Research Article
QBRT: Bias and Rising Threshold Algorithm with Q-Learning
@INPROCEEDINGS{10.1007/978-3-031-29126-5_4, author={Ryo Ogino and Masao Kubo and Hiroshi Sato}, title={QBRT: Bias and Rising Threshold Algorithm with Q-Learning}, proceedings={Artificial Intelligence for Communications and Networks. 4th EAI International Conference, AICON 2022, Hiroshima, Japan, November 30 - December 1, 2022, Proceedings}, proceedings_a={AICON}, year={2023}, month={3}, keywords={Multi-agent Reinforcement learning Best-of-n problem Tower of Hanoi}, doi={10.1007/978-3-031-29126-5_4} }
- Ryo Ogino
Masao Kubo
Hiroshi Sato
Year: 2023
QBRT: Bias and Rising Threshold Algorithm with Q-Learning
AICON
Springer
DOI: 10.1007/978-3-031-29126-5_4
Abstract
In multi-agent reinforcement learning, the problems of non-stationarity of the environment and scalability have long been recognized. As a first step toward solving these problems, this paper proposes a learning model, the BRT Algorithm with Q-Learning (hereafter, QBRT), based on the Bias and Rising Threshold (hereafter, BRT) algorithm, which can solve best-of-n problems where the number of options n is greater than 2 (hereafter, best-of-n problems (n >> 2)). This model is characterized by the fact that all of the agents that make up the herd agree in advance on what action the herd will take next. We thought that the problem of non-stationarity could be ameliorated to some extent by having all agents follow the same policy. On the other hand, the time it takes for agents to reach an agreement with each other generally tends to increase as the number of agents increases.
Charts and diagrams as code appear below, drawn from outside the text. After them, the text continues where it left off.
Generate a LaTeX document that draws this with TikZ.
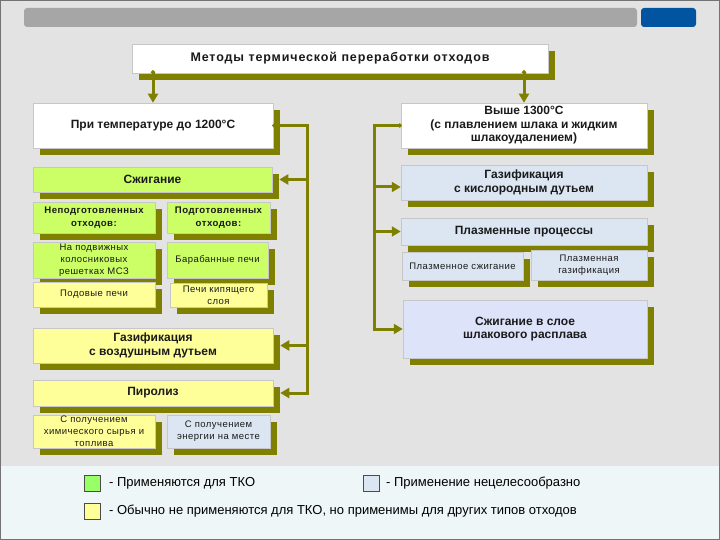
\documentclass[tikz,border=0pt]{standalone}
\usepackage{fontspec}
\setmainfont{Liberation Sans}
\usetikzlibrary{shadows,arrows.meta}
\definecolor{olv}{HTML}{808000}
\definecolor{grn}{HTML}{CCFF66}
\definecolor{ylw}{HTML}{FFFF99}
\definecolor{lbl}{HTML}{DCE6F2}
\definecolor{lbl2}{HTML}{DDE3F9}
\definecolor{bgc}{HTML}{E3E3E3}
\definecolor{bandc}{HTML}{EEF6F8}
\definecolor{barg}{HTML}{A6A6A6}
\definecolor{barb}{HTML}{0054A0}
\definecolor{txt}{HTML}{1A1A1A}
\definecolor{lgreen}{HTML}{99FF66}
\begin{document}
\begin{tikzpicture}[x=1pt,y=-1pt,
  box/.style={draw=black!22, line width=0.5pt, align=center, inner sep=0pt,
    text=txt, drop shadow={shadow xshift=7pt, shadow yshift=-7pt, fill=olv, opacity=1}},
  ttl/.style={font=\fontsize{12.5}{15}\selectfont\bfseries\addfontfeature{LetterSpace=7}},
  big/.style={font=\fontsize{12}{13.5}\selectfont\bfseries},
  sml/.style={font=\fontsize{9.5}{12.2}\selectfont\addfontfeature{LetterSpace=5}},
  smb/.style={font=\fontsize{9.6}{12.5}\selectfont\bfseries\addfontfeature{LetterSpace=5}},
  tight/.style={inner ysep=-4pt},
  conn/.style={draw=olv, line width=3pt},
  arr/.style={conn, -{Triangle[length=9pt,width=10pt]}},
  dot/.style={conn, {Circle[length=4pt]}-{Triangle[length=9pt,width=10pt]}},
  legsq/.style={draw=black!70, line width=0.6pt, minimum width=16pt, minimum height=16pt, inner sep=0pt},
  legtx/.style={anchor=west, font=\fontsize{13}{15}\selectfont, text=black, inner sep=0pt}
]
\useasboundingbox (0,0) rectangle (720,540);
\fill[bgc] (0,0) rectangle (720,466);
\fill[bandc] (0,466) rectangle (720,540);
\draw[black!55, line width=1pt] (0.5,0.5) rectangle (719.5,539.5);
\fill[barg, rounded corners=3pt] (24,8) rectangle (637,27);
\fill[barb, rounded corners=3pt] (641,8) rectangle (696,27);

% title
\node[box, ttl, fill=white, minimum width=416pt, minimum height=29pt] (title) at (340,58.5) {Методы термической переработки отходов};

% left column
\node[box, big, fill=white, minimum width=240pt, minimum height=45pt] (t1200) at (153,125.5) {При температуре до 1200°C};
\node[box, big, fill=grn, minimum width=239pt, minimum height=25pt] (szh) at (152.5,179.5) {Сжигание};
\node[box, smb, fill=grn, minimum width=122pt, minimum height=31pt] (nepod) at (94,217.5) {Неподготовленных\\отходов:};
\node[box, smb, fill=grn, minimum width=103pt, minimum height=31pt] (pod) at (218.5,217.5) {Подготовленных\\отходов:};
\node[box, sml, tight, fill=grn, minimum width=122pt, minimum height=36pt] (nap) at (94,260) {На подвижных\\колосниковых\\решетках МСЗ};
\node[box, sml, fill=grn, minimum width=101pt, minimum height=36pt] (bar) at (217.5,260) {Барабанные печи};
\node[box, sml, fill=ylw, minimum width=122pt, minimum height=25pt] (podov) at (94,294.5) {Подовые печи};
\node[box, sml, fill=ylw, minimum width=97pt, minimum height=24pt] (kip) at (218.5,295) {Печи кипящего\\слоя};
\node[box, big, fill=ylw, minimum width=240pt, minimum height=35pt] (gazv) at (153,345.5) {Газификация\\с воздушным дутьем};
\node[box, big, fill=ylw, minimum width=240pt, minimum height=26pt] (pir) at (153,393) {Пиролиз};
\node[box, sml, tight, fill=ylw, minimum width=122pt, minimum height=33pt] (chem) at (94,431.5) {С получением\\химического сырья и\\топлива};
\node[box, sml, fill=lbl, minimum width=103pt, minimum height=33pt] (energ) at (218.5,431.5) {С получением\\энергии на месте};

% right column
\node[box, big, fill=white, minimum width=246pt, minimum height=45pt] (t1300) at (524,125.5) {Выше 1300°C\\(с плавлением шлака и жидким\\шлакоудалением)};
\node[box, big, fill=lbl, minimum width=246pt, minimum height=35pt] (gazk) at (524,182.5) {Газификация\\с кислородным дутьем};
\node[box, big, fill=lbl, minimum width=246pt, minimum height=27pt] (plz) at (524,231.5) {Плазменные процессы};
\node[box, sml, fill=lbl, minimum width=121pt, minimum height=28pt] (plsz) at (462.5,266) {Плазменное сжигание};
\node[box, sml, fill=lbl, minimum width=116pt, minimum height=30pt] (plgz) at (589,265) {Плазменная\\газификация};
\node[box, big, fill=lbl2, minimum width=244pt, minimum height=58pt] (slag) at (525,329) {Сжигание в слое\\шлакового расплава};

% connectors
\draw[dot] ([yshift=3pt]title.south -| t1200.north) -- (t1200.north);
\draw[dot] ([yshift=3pt]title.south -| t1300.north) -- (t1300.north);

\coordinate (bl) at (307,125.5);
\coordinate (blb) at (307,393);
\draw[conn, {Circle[length=4pt]}-] ([xshift=-1pt]t1200.east) -- (bl) -- ([yshift=-1.5pt]blb);
\draw[arr] (bl |- szh.east) -- ([xshift=7pt]szh.east);
\draw[arr] (bl |- gazv.east) -- ([xshift=7pt]gazv.east);
\draw[arr] ([xshift=1.5pt]blb) -- ([xshift=7pt]pir.east);

\coordinate (br) at (374,125.5);
\coordinate (brb) at (374,329);
\draw[conn, {Circle[length=4pt]}-] ([xshift=1pt]t1300.west) -- (br) -- ([yshift=-1.5pt]brb);
\draw[arr] (br |- 0,187) -- ([yshift=-4.5pt]gazk.west);
\draw[arr] (br |- plz.west) -- (plz.west);
\draw[arr] ([xshift=-1.5pt]brb) -- (slag.west);

% legend
\node[legsq, fill=lgreen] (lg1) at (92.5,483.5) {};
\node[legtx] (lt1) at (109,483) {- Применяются для ТКО};
\node[legsq, fill=lbl] (lg2) at (371,483.5) {};
\node[legtx] (lt2) at (386,483) {- Применение нецелесообразно};
\node[legsq, fill=ylw] (lg3) at (92.5,511.5) {};
\node[legtx] (lt3) at (109,511) {- Обычно не применяются для ТКО, но применимы для других типов отходов};
\end{tikzpicture}
\end{document}
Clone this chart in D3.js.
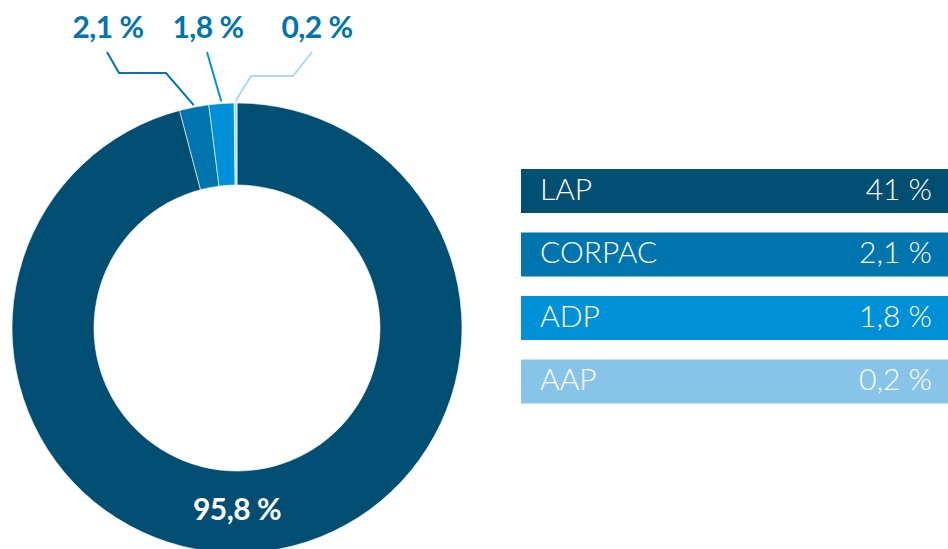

In contrast, if BRT is used as a base, the time required for agreement could be kept almost constant even if the number of agents increases.We will validate the problem with an experiment using Tower of Hanoi by Multiagent (hereafter THM), a best-of-n problem (n >> 2) based on the classic puzzle “Tower of Hanoi”, which is a flock coordination problem.